Mübarek’in elbette ki gitmesi gerekirdi. Ancak ordunun başındakiler, Mübarek ve ailesini göndermekle ortamı yatıştırıp eski düzeni bir şekilde sürdürebileceklerine inanıyorlarsa, yanıldıklarını ne yazık ki kanlı olaylarla görecekler.
Bu ortamda ordunun ABD’den almaya devam ettiği maddi destek de buharlaşacaktır. Kendi çıkarları söz konusu olduğunda istediği kadar sinik ve hesapçı olsun, Washington sonuçta, Suriye’de demokrasi ve insan haklarını savunurken, bu açılardan sınıfta kalmış olan Mısır ordusunu aleni bir şekilde destekleyeme devam edemeyeceğini biliyor.

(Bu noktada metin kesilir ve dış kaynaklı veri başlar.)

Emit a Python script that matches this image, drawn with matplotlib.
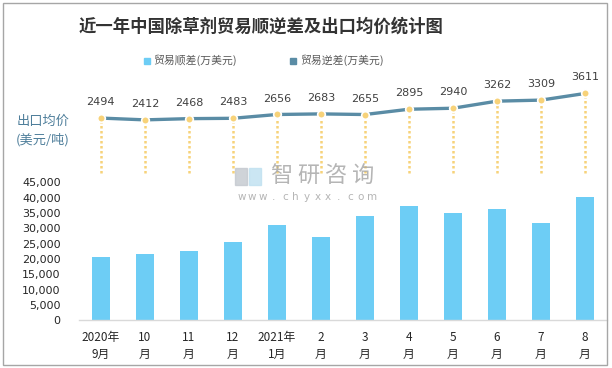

Özetlemek gerekiyorsa, Mısır’da işlerin düzelmeden önce daha da kötüleşebileceğini görmek gerekiyor. Kısa bir süre önce seçimlerini yapan Tunus bile istikrar açısından şu anda Mısır’dan daha fazla umut veriyor.
Mısır’daki gelişmeler, Suriye politikası nedeniyle bölgesel ve uluslararası profili iyice yükselmiş olan Türkiye’yi de ilgilendiriyor. Kahire’deki kanın akmaya devam etmesi halinde, her fırsatta zulme, baskıya ve özellikle de askeri vesayete karşı olduğunu söyleyen AKP iktidarının da sessiz kalması zorlaşacaktır.
Şu anda Suriye’ye en sert eleştirileri yönelten Cumhurbaşkanı Gül ve Başbakan Erdoğan, Mübarek’in devrilmesinden sonra Kahire’ye gidip oradaki geçici askeri yönetime demokrasi, insan hakları, hatta laiklik konularında önemli telkinlerde bulundular.
Sonuçta Erdoğan’ın Beşar el Esad’a duyduğu kızgınlığın temelinde Türkiye’den giden ve bir ara Şam tarafından kabul ediliyor gibi görünen reform telkinlerinin sonunda havada kalmış olmasıdır. Bu nedenle Ankara, reformları askıya alan ve giderek bir askeri diktaya dönen Mısır’ı bu ortamda destekleyemez.
Ortadoğu’da hâlâ gelişen bir ortamdayız. Sonunda ortaya neyin çıkacağı da henüz belli değil. Bundan diktatörlerin devriliyor olmasından memnuniyet duymamalıyız anlamı çıkarılmamalı. Ancak diktatörler devrildikten sonra bölge için olumlu anlamdaki değişimin otomatik ve sorunsuz olarak gelmesini beklemek de gerçekçi değil.
Özetle şu anda yeni Ortadoğu’nun doğum sancılarını yaşıyoruz ve bunun daha bir süre devam edeceği anlaşılıyor.